**** Recorded information ****

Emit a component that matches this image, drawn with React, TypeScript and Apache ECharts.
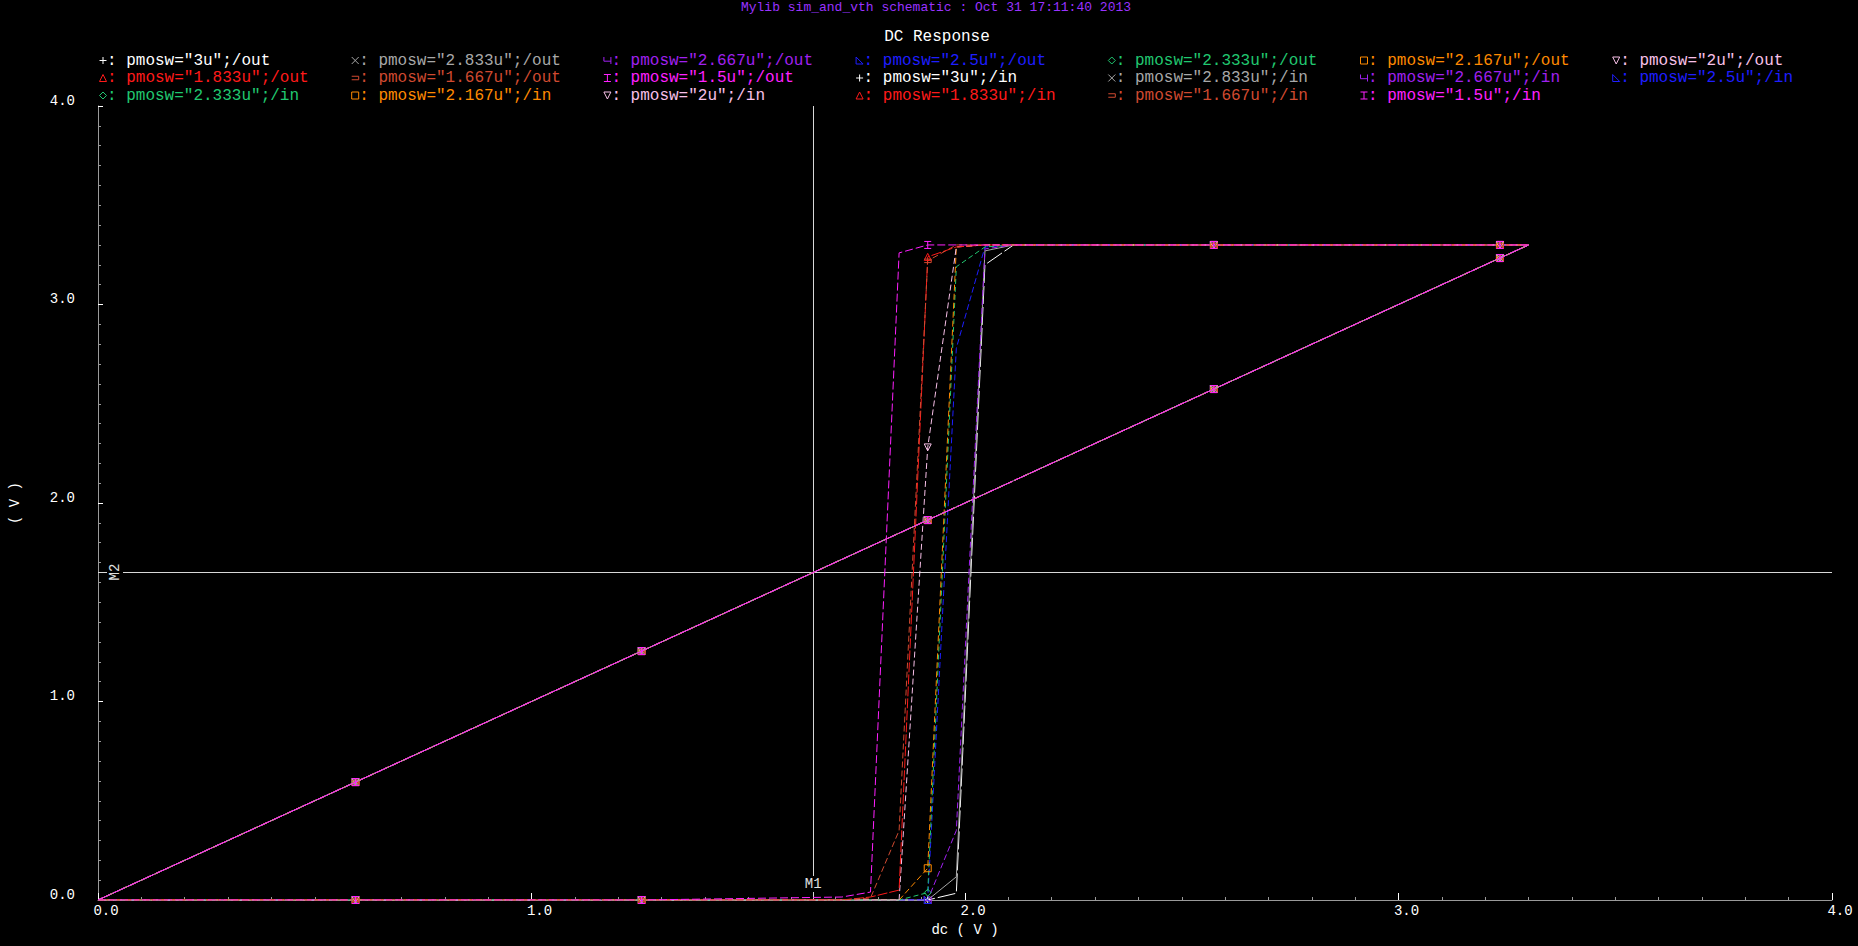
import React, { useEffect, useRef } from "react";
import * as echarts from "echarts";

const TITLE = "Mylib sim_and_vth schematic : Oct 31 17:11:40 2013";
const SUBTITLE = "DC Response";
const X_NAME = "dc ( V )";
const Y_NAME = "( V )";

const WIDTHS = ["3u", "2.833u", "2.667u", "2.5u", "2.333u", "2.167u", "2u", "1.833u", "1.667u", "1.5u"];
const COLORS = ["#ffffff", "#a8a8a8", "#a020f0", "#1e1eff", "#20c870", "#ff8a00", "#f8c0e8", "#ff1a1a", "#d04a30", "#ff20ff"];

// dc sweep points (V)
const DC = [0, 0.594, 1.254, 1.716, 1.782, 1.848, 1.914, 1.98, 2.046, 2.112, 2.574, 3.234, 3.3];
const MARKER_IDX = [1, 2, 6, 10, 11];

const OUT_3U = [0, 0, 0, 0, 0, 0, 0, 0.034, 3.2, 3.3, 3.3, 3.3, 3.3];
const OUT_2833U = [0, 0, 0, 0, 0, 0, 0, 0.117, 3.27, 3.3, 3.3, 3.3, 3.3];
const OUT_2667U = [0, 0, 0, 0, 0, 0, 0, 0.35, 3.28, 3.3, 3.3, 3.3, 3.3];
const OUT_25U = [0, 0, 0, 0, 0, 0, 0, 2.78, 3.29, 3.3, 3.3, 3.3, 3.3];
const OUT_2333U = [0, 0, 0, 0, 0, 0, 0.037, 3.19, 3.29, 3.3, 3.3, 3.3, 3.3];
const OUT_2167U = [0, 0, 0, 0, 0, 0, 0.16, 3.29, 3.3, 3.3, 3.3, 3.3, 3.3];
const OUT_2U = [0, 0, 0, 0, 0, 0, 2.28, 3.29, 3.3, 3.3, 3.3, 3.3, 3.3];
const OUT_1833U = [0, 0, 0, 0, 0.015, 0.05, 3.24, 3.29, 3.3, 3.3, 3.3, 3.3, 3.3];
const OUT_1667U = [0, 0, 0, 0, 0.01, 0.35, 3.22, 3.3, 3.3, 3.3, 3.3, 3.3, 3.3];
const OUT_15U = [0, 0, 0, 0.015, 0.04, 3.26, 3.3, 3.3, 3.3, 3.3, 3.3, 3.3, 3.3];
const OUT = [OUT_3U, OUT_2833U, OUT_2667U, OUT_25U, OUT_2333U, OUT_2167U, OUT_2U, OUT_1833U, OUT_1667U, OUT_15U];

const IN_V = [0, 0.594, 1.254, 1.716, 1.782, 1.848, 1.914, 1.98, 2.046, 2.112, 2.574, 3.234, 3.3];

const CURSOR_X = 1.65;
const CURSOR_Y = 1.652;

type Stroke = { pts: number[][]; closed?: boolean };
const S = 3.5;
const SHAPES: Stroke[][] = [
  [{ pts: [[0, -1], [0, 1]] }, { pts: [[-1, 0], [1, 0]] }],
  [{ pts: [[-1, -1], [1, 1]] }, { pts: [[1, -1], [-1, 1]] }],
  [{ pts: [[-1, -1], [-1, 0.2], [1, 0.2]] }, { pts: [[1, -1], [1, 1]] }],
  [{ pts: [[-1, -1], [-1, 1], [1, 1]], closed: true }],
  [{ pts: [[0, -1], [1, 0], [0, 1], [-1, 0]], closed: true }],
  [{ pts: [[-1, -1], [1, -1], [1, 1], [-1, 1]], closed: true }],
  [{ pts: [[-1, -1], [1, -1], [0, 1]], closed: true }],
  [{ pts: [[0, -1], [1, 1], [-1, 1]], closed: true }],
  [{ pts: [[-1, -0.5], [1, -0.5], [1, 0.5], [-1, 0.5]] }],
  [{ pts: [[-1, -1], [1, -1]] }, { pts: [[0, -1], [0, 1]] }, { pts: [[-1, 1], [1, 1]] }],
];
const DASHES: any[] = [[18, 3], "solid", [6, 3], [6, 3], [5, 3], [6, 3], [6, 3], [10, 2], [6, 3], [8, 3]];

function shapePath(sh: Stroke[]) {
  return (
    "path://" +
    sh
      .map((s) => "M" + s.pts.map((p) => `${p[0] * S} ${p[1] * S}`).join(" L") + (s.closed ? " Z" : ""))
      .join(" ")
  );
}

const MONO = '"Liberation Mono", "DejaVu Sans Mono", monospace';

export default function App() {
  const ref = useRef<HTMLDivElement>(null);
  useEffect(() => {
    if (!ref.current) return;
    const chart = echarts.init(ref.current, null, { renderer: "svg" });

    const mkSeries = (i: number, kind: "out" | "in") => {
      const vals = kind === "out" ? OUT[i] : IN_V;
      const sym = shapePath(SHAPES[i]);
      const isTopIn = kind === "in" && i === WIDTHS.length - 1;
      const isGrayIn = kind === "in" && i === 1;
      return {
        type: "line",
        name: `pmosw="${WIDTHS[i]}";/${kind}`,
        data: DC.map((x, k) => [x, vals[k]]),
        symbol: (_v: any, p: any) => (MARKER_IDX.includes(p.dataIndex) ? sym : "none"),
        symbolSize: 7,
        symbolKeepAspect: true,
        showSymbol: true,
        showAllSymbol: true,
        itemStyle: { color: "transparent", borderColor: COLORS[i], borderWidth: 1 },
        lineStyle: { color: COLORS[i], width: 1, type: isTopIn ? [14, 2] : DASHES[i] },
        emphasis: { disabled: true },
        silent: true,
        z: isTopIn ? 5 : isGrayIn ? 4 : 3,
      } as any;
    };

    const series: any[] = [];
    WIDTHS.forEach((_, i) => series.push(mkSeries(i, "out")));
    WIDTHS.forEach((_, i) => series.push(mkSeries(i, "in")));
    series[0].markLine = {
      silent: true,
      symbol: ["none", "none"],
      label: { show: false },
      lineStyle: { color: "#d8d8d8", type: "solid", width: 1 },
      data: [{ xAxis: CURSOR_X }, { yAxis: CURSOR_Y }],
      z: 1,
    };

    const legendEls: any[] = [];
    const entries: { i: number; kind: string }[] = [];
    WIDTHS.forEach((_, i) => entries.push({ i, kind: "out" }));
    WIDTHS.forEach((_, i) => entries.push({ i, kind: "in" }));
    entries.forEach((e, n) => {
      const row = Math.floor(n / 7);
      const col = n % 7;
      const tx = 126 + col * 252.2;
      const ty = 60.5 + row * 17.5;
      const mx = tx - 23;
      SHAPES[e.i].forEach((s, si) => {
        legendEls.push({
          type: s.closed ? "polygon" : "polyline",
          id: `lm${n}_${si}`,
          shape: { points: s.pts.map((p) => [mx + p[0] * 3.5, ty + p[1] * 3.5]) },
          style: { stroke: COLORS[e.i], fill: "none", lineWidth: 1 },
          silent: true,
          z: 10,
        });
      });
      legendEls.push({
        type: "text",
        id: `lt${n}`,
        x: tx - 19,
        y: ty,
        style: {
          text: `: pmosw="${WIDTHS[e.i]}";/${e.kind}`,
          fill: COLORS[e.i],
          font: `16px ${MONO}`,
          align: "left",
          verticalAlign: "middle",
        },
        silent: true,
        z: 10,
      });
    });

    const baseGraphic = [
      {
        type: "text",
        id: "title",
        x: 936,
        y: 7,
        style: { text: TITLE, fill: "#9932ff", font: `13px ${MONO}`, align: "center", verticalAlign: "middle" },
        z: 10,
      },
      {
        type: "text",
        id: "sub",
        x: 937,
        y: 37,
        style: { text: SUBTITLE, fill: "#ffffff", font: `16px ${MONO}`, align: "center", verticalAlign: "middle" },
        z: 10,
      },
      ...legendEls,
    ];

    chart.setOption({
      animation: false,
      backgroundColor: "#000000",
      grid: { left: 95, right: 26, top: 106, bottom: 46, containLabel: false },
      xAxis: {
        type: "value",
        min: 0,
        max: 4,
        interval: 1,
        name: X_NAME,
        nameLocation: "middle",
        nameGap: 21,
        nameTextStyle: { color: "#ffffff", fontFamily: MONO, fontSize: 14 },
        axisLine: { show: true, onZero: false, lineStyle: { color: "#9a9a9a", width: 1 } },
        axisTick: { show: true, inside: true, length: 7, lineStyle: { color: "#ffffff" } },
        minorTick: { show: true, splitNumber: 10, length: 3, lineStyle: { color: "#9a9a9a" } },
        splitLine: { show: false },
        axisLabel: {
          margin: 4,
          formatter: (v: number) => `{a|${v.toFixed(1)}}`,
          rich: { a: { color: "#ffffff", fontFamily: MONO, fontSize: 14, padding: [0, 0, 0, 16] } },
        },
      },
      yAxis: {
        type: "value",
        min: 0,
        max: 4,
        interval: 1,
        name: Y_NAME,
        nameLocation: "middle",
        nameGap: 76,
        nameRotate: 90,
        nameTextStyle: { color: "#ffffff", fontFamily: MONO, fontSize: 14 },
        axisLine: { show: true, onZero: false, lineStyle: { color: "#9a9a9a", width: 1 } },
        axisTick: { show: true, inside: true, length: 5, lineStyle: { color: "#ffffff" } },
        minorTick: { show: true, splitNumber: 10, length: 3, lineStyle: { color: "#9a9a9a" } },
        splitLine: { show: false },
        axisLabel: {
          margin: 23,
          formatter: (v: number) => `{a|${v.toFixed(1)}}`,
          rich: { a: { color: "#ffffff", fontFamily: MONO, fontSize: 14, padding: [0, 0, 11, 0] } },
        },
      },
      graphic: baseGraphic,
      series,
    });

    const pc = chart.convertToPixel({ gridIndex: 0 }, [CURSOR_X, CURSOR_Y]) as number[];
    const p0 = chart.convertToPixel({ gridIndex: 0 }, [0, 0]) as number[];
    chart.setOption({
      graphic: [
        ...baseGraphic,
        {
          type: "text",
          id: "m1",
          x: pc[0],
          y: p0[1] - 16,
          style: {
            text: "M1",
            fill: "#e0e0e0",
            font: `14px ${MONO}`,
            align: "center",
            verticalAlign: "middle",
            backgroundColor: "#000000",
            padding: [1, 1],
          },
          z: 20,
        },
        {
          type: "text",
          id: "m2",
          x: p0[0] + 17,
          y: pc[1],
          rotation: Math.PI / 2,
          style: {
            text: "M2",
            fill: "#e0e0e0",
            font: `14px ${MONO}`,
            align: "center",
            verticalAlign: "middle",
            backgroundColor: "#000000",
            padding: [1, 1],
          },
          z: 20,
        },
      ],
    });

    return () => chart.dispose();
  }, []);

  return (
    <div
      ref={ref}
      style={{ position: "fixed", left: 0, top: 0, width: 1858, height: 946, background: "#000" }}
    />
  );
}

****

> _Task description_:
Repeat only what lies between the start of the data and the end of the line containing "import * as", exactly, with pictures left out.

> _Answer for the task_:
Emit a component that matches this image, drawn with React, TypeScript and Apache ECharts.
import React, { useEffect, useRef } from "react";
import * as echarts from "echarts";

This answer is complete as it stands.